Слава вам, добрые люди. Вы всегда находились в моей стране в тяжкие годины. Неисповедимыми путями это письмо-крик за тридевять земель дошло до адресата. Сама ли эта простая женщина, кто-то из близких ее, чистых людей, задушевных товарок, но из рук в руки - поверьте мне, в 1938 году это был сущий подвиг - вручили родным слезные материны каракули. Значит, не верили-таки люди во вредителей, агентов иностранных разведок, убийц. А верили в добросердие, вспомоществование, участие.
...Эти страницы я опять же пишу в Испании. Я сейчас здесь живу. Пишу на пляже, в маленьком местечке Херрадура, что в 60 километрах от Малаги. Рядом Африка. Я сижу в уютном кафе "Виепо", на набережной Андрее Сеговиа, прямо на берегу моря, только что уплетя за обе щеки с Щедриным нежного кальмара. Утром этот деликатес целехонький плавал рядышком в Средиземном море, ничего не подозревая дурного. Как же извилиста, непредсказуема жизнь. Как далека, безмерно далека дистанция от маминой тюремной теплушки до прокаленного южным солнцем андалузского пляжа. Но вернусь в осеннюю Москву 1938 года...

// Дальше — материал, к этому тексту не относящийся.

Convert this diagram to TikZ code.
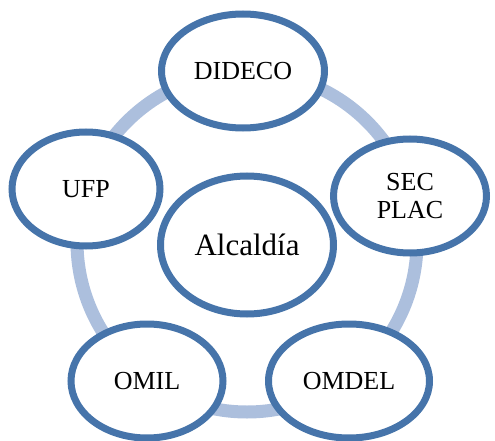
\documentclass[tikz,border=0pt]{standalone}
\usepackage{fontspec}
\setmainfont{Liberation Serif}
\usetikzlibrary{shapes.geometric,shadows}
\definecolor{ringc}{RGB}{172,191,221}
\definecolor{edgec}{RGB}{70,116,170}
\tikzset{
  unit/.style={ellipse, draw=edgec, line width=7pt, fill=white, inner sep=0pt,
    minimum width=#1, minimum height=114pt, align=center,
    drop shadow={opacity=0.12, shadow xshift=1pt, shadow yshift=-3pt},
    font=\fontsize{26}{28}\selectfont},
  unit/.default=155pt,
  center/.style={ellipse, draw=edgec, line width=7pt, fill=white, inner sep=0pt,
    minimum width=173pt, minimum height=138pt,
    drop shadow={opacity=0.12, shadow xshift=1pt, shadow yshift=-3pt},
    font=\fontsize{31}{34}\selectfont}
}
\begin{document}
\begin{tikzpicture}[x=1pt,y=-1pt]
\useasboundingbox (0,0) rectangle (495,441);
\coordinate (ringc) at (247,242);
\draw[ringc, line width=13pt] (ringc) circle[radius=170pt];
\node[unit=163pt] (dideco) at (243,71) {DIDECO};
\node[unit=153pt] (secplac) at (410,196) {SEC\\PLAC};
\node[unit=148pt] (ufp) at (86,189) {UFP};
\node[unit=152pt] (omil) at (147,381) {OMIL};
\node[unit=161pt] (omdel) at (349,381) {OMDEL};
\node[center] (alcaldia) at (247,245) {Alcaldía};
\end{tikzpicture}
\end{document}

В России всегда был в почете человек с орденом. Это известно по рассказам моего любимого писателя Николая Семеновича Лескова. В "Продукте природы" Лесков произнес вещие слова - будь у меня заместо пряжки настоящий орден, я бы один всю Россию перепорол (цитирую по памяти, в Херрадуре Лескова с огнем не сыщешь). А Асафу и Мите как раз подбросили по орденишку. За творческие достижения. К двадцатилетию бессмертного Октября. Асафу - Трудового Красного Знамени, а Мите - "Знак почета". В те годы орденов было мало. Не то что теперь - все орденоносцы, у всех иконостас до пупа. И оба, навинтив награды на грудь, ринулись на выручку сестры. Обили пороги всех приемных, исписали прошениями тонны бумаги. И добились-таки своего. Маму из лагеря перевели на "вольное поселение". Это послабление пришлось ой как кстати. В ГУЛАГе мать заставляли таскать тяжести, двигать неподъемные тачки, и она получила жестокую грыжу.